── Supplied data

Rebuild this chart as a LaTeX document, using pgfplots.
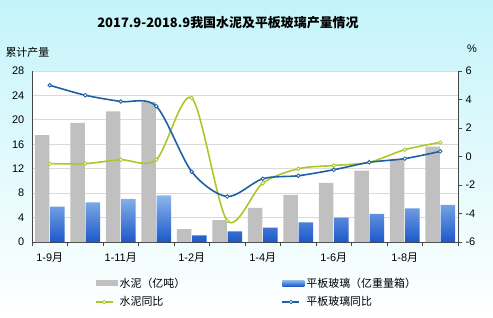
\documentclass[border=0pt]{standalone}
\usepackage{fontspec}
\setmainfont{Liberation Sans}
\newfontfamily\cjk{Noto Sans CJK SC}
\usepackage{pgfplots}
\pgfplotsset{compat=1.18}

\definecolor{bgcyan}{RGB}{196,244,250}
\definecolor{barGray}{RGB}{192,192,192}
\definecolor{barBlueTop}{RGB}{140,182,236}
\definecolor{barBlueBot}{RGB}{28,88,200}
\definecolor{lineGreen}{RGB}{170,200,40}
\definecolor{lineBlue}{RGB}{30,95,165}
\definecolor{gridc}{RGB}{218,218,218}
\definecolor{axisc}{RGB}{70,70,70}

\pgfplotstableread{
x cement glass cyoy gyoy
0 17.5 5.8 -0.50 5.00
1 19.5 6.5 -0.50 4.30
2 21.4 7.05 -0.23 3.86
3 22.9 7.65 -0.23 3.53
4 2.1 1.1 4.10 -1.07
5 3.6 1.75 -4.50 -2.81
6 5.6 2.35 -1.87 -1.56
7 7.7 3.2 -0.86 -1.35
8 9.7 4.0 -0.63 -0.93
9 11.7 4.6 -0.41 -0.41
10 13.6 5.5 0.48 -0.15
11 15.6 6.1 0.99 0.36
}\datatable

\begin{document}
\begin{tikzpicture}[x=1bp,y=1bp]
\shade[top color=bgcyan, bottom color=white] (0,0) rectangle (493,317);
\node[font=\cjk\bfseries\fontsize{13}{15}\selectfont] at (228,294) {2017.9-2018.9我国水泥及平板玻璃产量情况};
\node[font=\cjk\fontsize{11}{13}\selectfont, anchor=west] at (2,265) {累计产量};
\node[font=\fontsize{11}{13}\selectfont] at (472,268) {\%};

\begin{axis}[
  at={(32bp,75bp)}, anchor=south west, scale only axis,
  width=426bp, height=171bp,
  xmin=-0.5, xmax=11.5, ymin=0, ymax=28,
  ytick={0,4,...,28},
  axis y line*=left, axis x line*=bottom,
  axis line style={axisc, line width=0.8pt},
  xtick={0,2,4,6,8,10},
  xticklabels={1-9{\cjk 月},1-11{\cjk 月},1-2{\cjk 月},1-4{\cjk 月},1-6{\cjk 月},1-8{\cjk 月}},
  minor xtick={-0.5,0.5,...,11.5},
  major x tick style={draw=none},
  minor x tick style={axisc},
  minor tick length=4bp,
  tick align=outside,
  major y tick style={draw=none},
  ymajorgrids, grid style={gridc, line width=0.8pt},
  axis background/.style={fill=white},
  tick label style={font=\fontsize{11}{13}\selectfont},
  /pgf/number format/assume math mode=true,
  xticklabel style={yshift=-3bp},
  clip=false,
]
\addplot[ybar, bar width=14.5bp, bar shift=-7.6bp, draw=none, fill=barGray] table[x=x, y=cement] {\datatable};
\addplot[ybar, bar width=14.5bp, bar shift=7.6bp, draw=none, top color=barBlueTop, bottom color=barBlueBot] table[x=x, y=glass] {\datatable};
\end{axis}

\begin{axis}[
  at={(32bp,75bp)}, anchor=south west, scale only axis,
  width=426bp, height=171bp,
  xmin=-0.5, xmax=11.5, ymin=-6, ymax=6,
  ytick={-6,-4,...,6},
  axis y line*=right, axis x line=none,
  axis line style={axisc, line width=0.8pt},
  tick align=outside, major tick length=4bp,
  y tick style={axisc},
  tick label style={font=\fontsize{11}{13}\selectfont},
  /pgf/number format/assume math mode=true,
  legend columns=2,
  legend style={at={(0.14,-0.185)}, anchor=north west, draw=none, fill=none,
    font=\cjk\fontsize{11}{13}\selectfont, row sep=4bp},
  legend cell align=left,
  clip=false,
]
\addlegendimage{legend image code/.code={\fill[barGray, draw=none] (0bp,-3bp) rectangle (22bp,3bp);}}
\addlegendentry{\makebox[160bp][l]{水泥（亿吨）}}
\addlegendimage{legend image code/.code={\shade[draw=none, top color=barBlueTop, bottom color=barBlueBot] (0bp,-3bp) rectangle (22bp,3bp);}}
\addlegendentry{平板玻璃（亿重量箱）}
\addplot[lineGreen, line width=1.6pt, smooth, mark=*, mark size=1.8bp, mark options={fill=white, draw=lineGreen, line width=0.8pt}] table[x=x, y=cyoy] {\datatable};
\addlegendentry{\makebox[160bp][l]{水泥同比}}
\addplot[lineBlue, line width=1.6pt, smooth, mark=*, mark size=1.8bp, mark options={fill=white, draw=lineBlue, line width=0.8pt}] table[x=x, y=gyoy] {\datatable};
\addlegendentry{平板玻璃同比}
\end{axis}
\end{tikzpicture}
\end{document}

────

Task prompt -> Restate the whole listing above exactly, except for its images.

Solution for this task ->
Rebuild this chart as a LaTeX document, using pgfplots.
\documentclass[border=0pt]{standalone}
\usepackage{fontspec}
\setmainfont{Liberation Sans}
\newfontfamily\cjk{Noto Sans CJK SC}
\usepackage{pgfplots}
\pgfplotsset{compat=1.18}

\definecolor{bgcyan}{RGB}{196,244,250}
\definecolor{barGray}{RGB}{192,192,192}
\definecolor{barBlueTop}{RGB}{140,182,236}
\definecolor{barBlueBot}{RGB}{28,88,200}
\definecolor{lineGreen}{RGB}{170,200,40}
\definecolor{lineBlue}{RGB}{30,95,165}
\definecolor{gridc}{RGB}{218,218,218}
\definecolor{axisc}{RGB}{70,70,70}

\pgfplotstableread{
x cement glass cyoy gyoy
0 17.5 5.8 -0.50 5.00
1 19.5 6.5 -0.50 4.30
2 21.4 7.05 -0.23 3.86
3 22.9 7.65 -0.23 3.53
4 2.1 1.1 4.10 -1.07
5 3.6 1.75 -4.50 -2.81
6 5.6 2.35 -1.87 -1.56
7 7.7 3.2 -0.86 -1.35
8 9.7 4.0 -0.63 -0.93
9 11.7 4.6 -0.41 -0.41
10 13.6 5.5 0.48 -0.15
11 15.6 6.1 0.99 0.36
}\datatable

\begin{document}
\begin{tikzpicture}[x=1bp,y=1bp]
\shade[top color=bgcyan, bottom color=white] (0,0) rectangle (493,317);
\node[font=\cjk\bfseries\fontsize{13}{15}\selectfont] at (228,294) {2017.9-2018.9我国水泥及平板玻璃产量情况};
\node[font=\cjk\fontsize{11}{13}\selectfont, anchor=west] at (2,265) {累计产量};
\node[font=\fontsize{11}{13}\selectfont] at (472,268) {\%};

\begin{axis}[
  at={(32bp,75bp)}, anchor=south west, scale only axis,
  width=426bp, height=171bp,
  xmin=-0.5, xmax=11.5, ymin=0, ymax=28,
  ytick={0,4,...,28},
  axis y line*=left, axis x line*=bottom,
  axis line style={axisc, line width=0.8pt},
  xtick={0,2,4,6,8,10},
  xticklabels={1-9{\cjk 月},1-11{\cjk 月},1-2{\cjk 月},1-4{\cjk 月},1-6{\cjk 月},1-8{\cjk 月}},
  minor xtick={-0.5,0.5,...,11.5},
  major x tick style={draw=none},
  minor x tick style={axisc},
  minor tick length=4bp,
  tick align=outside,
  major y tick style={draw=none},
  ymajorgrids, grid style={gridc, line width=0.8pt},
  axis background/.style={fill=white},
  tick label style={font=\fontsize{11}{13}\selectfont},
  /pgf/number format/assume math mode=true,
  xticklabel style={yshift=-3bp},
  clip=false,
]
\addplot[ybar, bar width=14.5bp, bar shift=-7.6bp, draw=none, fill=barGray] table[x=x, y=cement] {\datatable};
\addplot[ybar, bar width=14.5bp, bar shift=7.6bp, draw=none, top color=barBlueTop, bottom color=barBlueBot] table[x=x, y=glass] {\datatable};
\end{axis}

\begin{axis}[
  at={(32bp,75bp)}, anchor=south west, scale only axis,
  width=426bp, height=171bp,
  xmin=-0.5, xmax=11.5, ymin=-6, ymax=6,
  ytick={-6,-4,...,6},
  axis y line*=right, axis x line=none,
  axis line style={axisc, line width=0.8pt},
  tick align=outside, major tick length=4bp,
  y tick style={axisc},
  tick label style={font=\fontsize{11}{13}\selectfont},
  /pgf/number format/assume math mode=true,
  legend columns=2,
  legend style={at={(0.14,-0.185)}, anchor=north west, draw=none, fill=none,
    font=\cjk\fontsize{11}{13}\selectfont, row sep=4bp},
  legend cell align=left,
  clip=false,
]
\addlegendimage{legend image code/.code={\fill[barGray, draw=none] (0bp,-3bp) rectangle (22bp,3bp);}}
\addlegendentry{\makebox[160bp][l]{水泥（亿吨）}}
\addlegendimage{legend image code/.code={\shade[draw=none, top color=barBlueTop, bottom color=barBlueBot] (0bp,-3bp) rectangle (22bp,3bp);}}
\addlegendentry{平板玻璃（亿重量箱）}
\addplot[lineGreen, line width=1.6pt, smooth, mark=*, mark size=1.8bp, mark options={fill=white, draw=lineGreen, line width=0.8pt}] table[x=x, y=cyoy] {\datatable};
\addlegendentry{\makebox[160bp][l]{水泥同比}}
\addplot[lineBlue, line width=1.6pt, smooth, mark=*, mark size=1.8bp, mark options={fill=white, draw=lineBlue, line width=0.8pt}] table[x=x, y=gyoy] {\datatable};
\addlegendentry{平板玻璃同比}
\end{axis}
\end{tikzpicture}
\end{document}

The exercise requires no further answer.